The second is to concentrate on promoting high-quality development.
In China, the term “high quality” is understood to be intended to cover the realization of common prosperity and the emphasis on national security.
While these basic policies are important, it is also true that private businesses and consumers have lost steam as the government has reiterated these terms.
The reality is that state-owned enterprises still have many advantages over private enterprises in terms of bank lending conditions, market access, etc.
In order to break out of the current difficulties, it is necessary to implement a new basic policy that goes beyond these two policies and will inspire private businesses and consumers, and to take concrete steps that clearly support the new policy.
Up until the COVID-19 pandemic, the Chinese government had long conducted economic policy management in an admirable manner under the supreme commander Vice Premier Liu He, but that supreme commander is no longer in office.

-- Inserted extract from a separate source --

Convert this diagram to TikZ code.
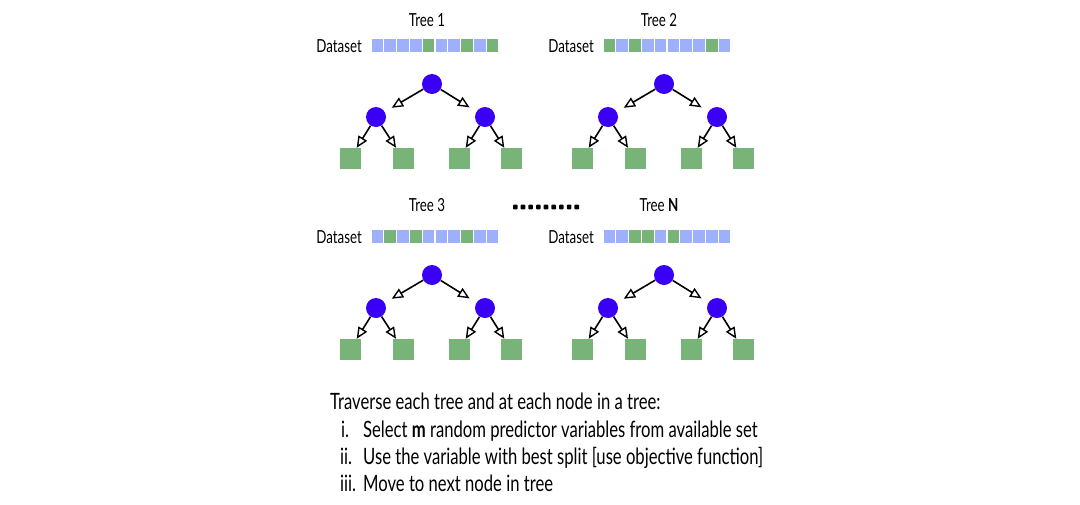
\documentclass[tikz,border=0pt]{standalone}
\usepackage{fontspec}
\setmainfont{Lato}[FakeStretch=0.74]
\usetikzlibrary{arrows.meta}
\definecolor{nodeblue}{HTML}{3A00F5}
\definecolor{cellblue}{HTML}{9EAFFC}
\definecolor{cellgreen}{HTML}{78B478}
\definecolor{leafgreen}{HTML}{78B478}
\tikzset{
  inner/.style={circle,fill=nodeblue,minimum size=20pt,inner sep=0pt},
  leaf/.style={rectangle,fill=leafgreen,minimum size=21pt,inner sep=0pt},
  cellB/.style={rectangle,fill=cellblue,minimum width=11.6pt,minimum height=13pt,inner sep=0pt},
  cellG/.style={rectangle,fill=cellgreen,minimum width=11.6pt,minimum height=13pt,inner sep=0pt},
  edge/.style={line width=1.6pt,-{Triangle[length=11.5pt,width=10pt,fill=white,line width=1.4pt]}},
  rootedge/.style={edge,shorten >=8pt},
  lbl/.style={font=\fontsize{18}{20}\selectfont,anchor=base,inner sep=0pt},
  txt/.style={font=\fontsize{22.5}{26}\selectfont,anchor=base west,inner sep=0pt},
  dot/.style={rectangle,fill=black,minimum size=4.6pt,inner sep=0pt,rounded corners=0.8pt}
}
\newcommand\rftree[5]{% #1 name, #2 dx, #3 dy, #4 title dy, #5 cells
  \begin{scope}[shift={(#2,#3)}]
    \node[lbl] (#1title) at (427,{26+#4}) {Tree \csname tn#1\endcsname};
    \node[lbl,anchor=base east] (#1ds) at (362,52) {Dataset};
    \foreach \c [count=\i from 0] in {#5} {
      \node[cell\c] (#1c\i) at ({371+12.8*\i+6.4},45.5) {};
    }
    \node[inner] (#1r) at (432,84) {};
    \node[inner] (#1a) at (376,117) {};
    \node[inner] (#1b) at (485,117) {};
    \node[leaf] (#1l1) at (350,158.5) {};
    \node[leaf] (#1l2) at (403,158.5) {};
    \node[leaf] (#1l3) at (459,158.5) {};
    \node[leaf] (#1l4) at (511,158.5) {};
    \draw[rootedge] (#1r) -- (#1a);
    \draw[rootedge] (#1r) -- (#1b);
    \draw[edge] (#1a) -- (#1l1);
    \draw[edge] (#1a) -- (#1l2);
    \draw[edge] (#1b) -- (#1l3);
    \draw[edge] (#1b) -- (#1l4);
  \end{scope}
}
\newcommand\tnA{1}
\newcommand\tnB{2}
\newcommand\tnC{3}
\newcommand\tnD{\textbf{N}}
\begin{document}
\begin{tikzpicture}[x=1pt,y=-1pt]
  \useasboundingbox[fill=white] (0,0) rectangle (1080,504);
  \rftree{A}{0}{0}{0}{B,B,B,B,G,B,B,G,B,G}
  \rftree{B}{232}{0}{0}{G,B,G,B,B,B,B,B,G,B}
  \rftree{C}{0}{191}{-6}{B,G,B,G,B,B,B,G,B,B}
  \rftree{D}{232}{191}{-6}{B,B,G,G,B,G,B,B,B,B}
  \foreach \i in {0,...,8} {
    \node[dot] (dot\i) at ({515.3+7.68*\i},207) {};
  }
  \node[txt] (t0) at (330,409) {Traverse each tree and at each node in a tree:};
  \node[txt] (n1) at (341,437) {i.};
  \node[txt] (s1) at (363,437) {Select \textbf{m} random predictor variables from available set};
  \node[txt] (n2) at (340,464) {ii.};
  \node[txt] (s2) at (363,464) {Use the variable with best split [use objective function]};
  \node[txt] (n3) at (340,491) {iii.};
  \node[txt] (s3) at (363,491) {Move to next node in tree};
\end{tikzpicture}
\end{document}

The focus is now on what kind of policies his successors will be able to present and implement quickly and thoroughly throughout the country.
The core of these policies will be the medium- to long-term basic policy for policy management, which will be presented at the Third Plenary Session scheduled for this autumn.
The content of the medium- to long-term basic policy for policy management that will be presented there will test the true value of Vice Premier Liu He’s successors.
I hope that the Chinese economy, which has played a crucial role in supporting the global economy since the 2010s, will steadily recover under the new regime.